David Tompkins with the S.C. Department of Agriculture reported, "Pastures, grazing lands and hay production have been an ongoing issue for many livestock owners. We're also concerned with the drought impact on cotton and soy crops."
Darryl Jones with the S.C. Forestry Commission reported, "We had an extremely busy summer and our concern is for the potential of another active wildfire season going into fall. Hurricane Irene and other productive storms have delivered improvement of drought conditions in Horry and Marion counties, which has allowed us to control wildfires in those areas. We're still concerned about conditions around the state over the next several weeks."

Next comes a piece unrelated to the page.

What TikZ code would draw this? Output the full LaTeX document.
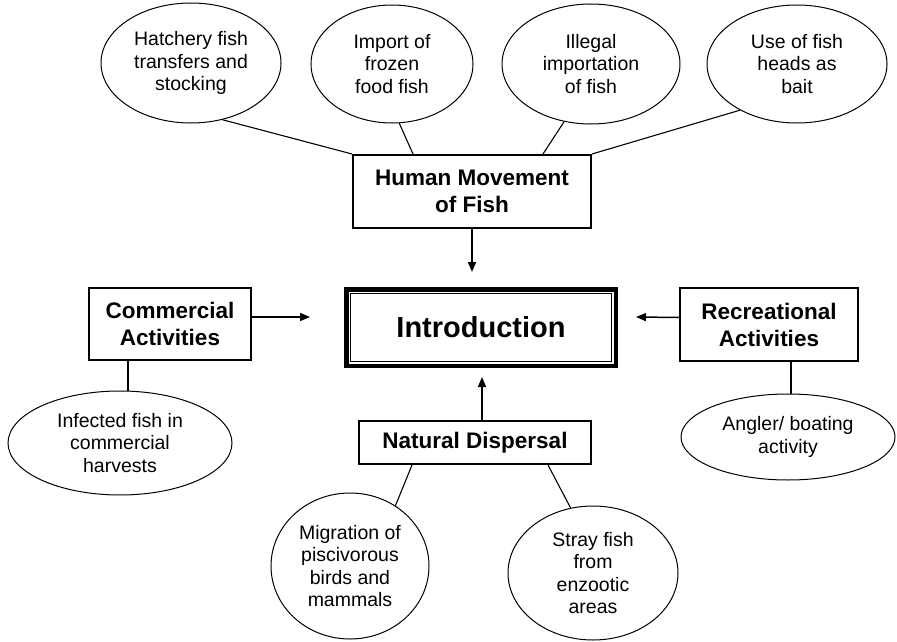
\documentclass[tikz,border=0pt]{standalone}
\usepackage{fontspec}
\setmainfont{Liberation Sans}
\usetikzlibrary{shapes.geometric,arrows.meta}
\begin{document}
\begin{tikzpicture}[x=1pt,y=-1pt,
  ell/.style={draw,ellipse,inner sep=0pt,line width=1pt,align=center,font=\fontsize{19.5}{22.5}\selectfont},
  box/.style={draw,rectangle,inner sep=0pt,line width=2pt,align=center,font=\fontsize{22.5}{27}\selectfont\bfseries},
  conn/.style={line width=1.1pt},
  arr/.style={line width=1.5pt,-{Triangle[length=10pt,width=8pt]}}]
\useasboundingbox (0,0) rectangle (897,642);

% top ellipses
\node[ell,minimum width=180pt,minimum height=120pt] (hatch) at (191,63) {Hatchery fish\\transfers and\\stocking};
\node[ell,minimum width=162pt,minimum height=118pt] (imp) at (392,64) {Import of\\frozen\\food fish};
\node[ell,minimum width=178pt,minimum height=120pt] (ill) at (591,64) {Illegal\\importation\\of fish};
\node[ell,minimum width=180pt,minimum height=118pt] (use) at (797,64) {Use of fish\\heads as\\bait};

% boxes
\node[box,minimum width=238pt,minimum height=73pt] (hm) at (472,191.5) {Human Movement\\of Fish};
\node[box,minimum width=162pt,minimum height=72pt] (com) at (170,324) {Commercial\\Activities};
\node[box,minimum width=178pt,minimum height=73pt] (rec) at (769,324.5) {Recreational\\Activities};
\node[box,minimum width=232pt,minimum height=43pt] (nd) at (475,442.5) {Natural Dispersal};

% introduction (double frame)
\node[draw,rectangle,inner sep=0pt,line width=4.5pt,minimum width=269.5pt,minimum height=76.5pt,
      font=\fontsize{29}{34}\selectfont\bfseries] (intro) at (481,327.5) {Introduction};
\node[draw,rectangle,inner sep=0pt,line width=1.3pt,minimum width=260.5pt,minimum height=67.5pt] (introin) at (481,327.5) {};

% lower ellipses
\node[ell,minimum width=224pt,minimum height=104pt] (ce) at (120,443) {Infected fish in\\commercial\\harvests};
\node[ell,minimum width=214pt,minimum height=86pt] (re) at (788,437) {Angler/ boating\\activity};
\node[ell,minimum width=158pt,minimum height=146pt] (mig) at (350,566) {Migration of\\piscivorous\\birds and\\mammals};
\node[ell,minimum width=170pt,minimum height=134pt] (stray) at (593,573) {Stray fish\\from\\enzootic\\areas};

% connectors
\draw[conn] (hatch.-61) -- (hm.north west);
\draw[conn] (imp.-83) -- ([xshift=61pt]hm.north west);
\draw[conn] (ill.-115) -- ([xshift=191pt]hm.north west);
\draw[conn] (use.-141) -- (hm.north east);
\draw[conn] ([xshift=54pt]nd.south west) -- (mig.53);
\draw[conn] ([xshift=190pt]nd.south west) -- (stray.109);
\coordinate (cl) at ([xshift=-42pt]com.south);
\draw[conn] (cl) -- (cl |- ce.north);
\coordinate (rl) at ([xshift=22pt]rec.south);
\draw[conn] (rl) -- (rl |- re.north);

% arrows
\coordinate (t1) at (472,272);
\coordinate (t2) at (310,317);
\coordinate (t3) at (636,317);
\coordinate (t4) at (482,377);
\draw[arr] (hm.south) -- (t1);
\draw[arr] ([yshift=7pt]com.east) -- (t2);
\draw[arr] ([yshift=7pt]rec.west) -- (t3);
\draw[arr] ([xshift=7pt]nd.north) -- (t4);
\end{tikzpicture}
\end{document}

Scott Harder, S.C. Department of Natural Resources (DNR) hydrologist, reported most of the major lakes around the state are below their target level for this time year. He noted Keowee, Jocassee, Hartwell and Thurmond lakes are currently the hardest hit by drought. All streamflow gauges in the Upper Savannah River Basin are approaching critical low flows for this time of year. He also spoke about the steady decline in the Oconee County USGS monitoring well.

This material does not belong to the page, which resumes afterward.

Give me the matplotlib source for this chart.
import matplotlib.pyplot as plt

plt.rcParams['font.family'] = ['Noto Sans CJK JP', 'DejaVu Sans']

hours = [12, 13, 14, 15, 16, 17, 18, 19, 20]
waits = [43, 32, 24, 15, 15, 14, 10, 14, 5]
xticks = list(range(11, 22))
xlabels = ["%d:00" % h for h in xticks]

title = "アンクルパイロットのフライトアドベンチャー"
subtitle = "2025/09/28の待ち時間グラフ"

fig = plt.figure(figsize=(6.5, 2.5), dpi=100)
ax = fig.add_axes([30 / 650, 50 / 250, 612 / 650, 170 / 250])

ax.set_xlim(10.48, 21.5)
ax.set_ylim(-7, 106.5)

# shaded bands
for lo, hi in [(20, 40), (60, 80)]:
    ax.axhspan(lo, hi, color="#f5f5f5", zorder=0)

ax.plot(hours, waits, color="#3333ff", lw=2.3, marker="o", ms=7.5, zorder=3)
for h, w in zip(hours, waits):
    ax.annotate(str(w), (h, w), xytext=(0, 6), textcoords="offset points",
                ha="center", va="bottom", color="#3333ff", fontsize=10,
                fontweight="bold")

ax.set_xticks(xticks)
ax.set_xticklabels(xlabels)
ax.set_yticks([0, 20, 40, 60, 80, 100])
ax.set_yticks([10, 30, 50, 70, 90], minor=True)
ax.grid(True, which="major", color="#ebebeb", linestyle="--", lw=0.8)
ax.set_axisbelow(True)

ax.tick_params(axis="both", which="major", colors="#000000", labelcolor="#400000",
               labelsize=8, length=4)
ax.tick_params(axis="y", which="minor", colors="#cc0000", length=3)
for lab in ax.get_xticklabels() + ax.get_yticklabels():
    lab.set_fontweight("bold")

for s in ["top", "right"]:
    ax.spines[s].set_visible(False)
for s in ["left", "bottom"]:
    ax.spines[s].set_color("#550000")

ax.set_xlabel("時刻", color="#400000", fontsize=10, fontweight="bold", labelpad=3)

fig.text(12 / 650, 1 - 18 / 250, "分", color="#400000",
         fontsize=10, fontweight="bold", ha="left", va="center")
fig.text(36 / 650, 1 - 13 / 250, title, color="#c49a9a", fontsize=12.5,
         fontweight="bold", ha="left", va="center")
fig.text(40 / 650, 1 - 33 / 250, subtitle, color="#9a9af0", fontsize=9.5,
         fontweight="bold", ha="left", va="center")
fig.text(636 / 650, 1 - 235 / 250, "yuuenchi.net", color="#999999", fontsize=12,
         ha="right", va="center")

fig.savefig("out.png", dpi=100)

Jason Ward, a hydrologist with the U.S. Army Corps of Engineers, advised the committee that the Savannah River Basin was upgraded to the second stage of drought on Aug. 31, 2011, "Basin inflows are approximately 5% - 30% of normal for the 30 day average." The U.S. Army Corps of Engineers drought level two requires a maximum weekly average water release of 4,000 CFS (cubic feet per second) downstream from Lake Thurmond.
The moderate declaration does not require any mandatory action by public water systems or the public, but all water systems should take the opportunity to review their local drought plans and ordinances and where needed implement accordingly. Hope Mizzell, SC State Climatologist said, "The committee has to make decisions based on the overall drought impacts on agriculture, water supply, and forestry in each county." She stressed that conditions in some isolated areas are already beyond moderate drought and that some water systems may need to implement more stringent water conservation measures. Mizzell also stated that, "We are entering the driest months climatologically, October-November, and without rainfall from tropical systems, rainfall amounts during these months can be very low."
Mike Caston with SJWD Water District in Spartanburg County reported, "The drought has worsened in our region and indicators point toward the drought continuing to do so unless we receive some substantial and sustained rain events. The committee recognizes that droughts are slow to develop and slow to end and we will continue to evaluate the status."
Ken Rentiers, SC Drought Committee chairman, said, "We will monitor the situation closely and reconvene in three weeks."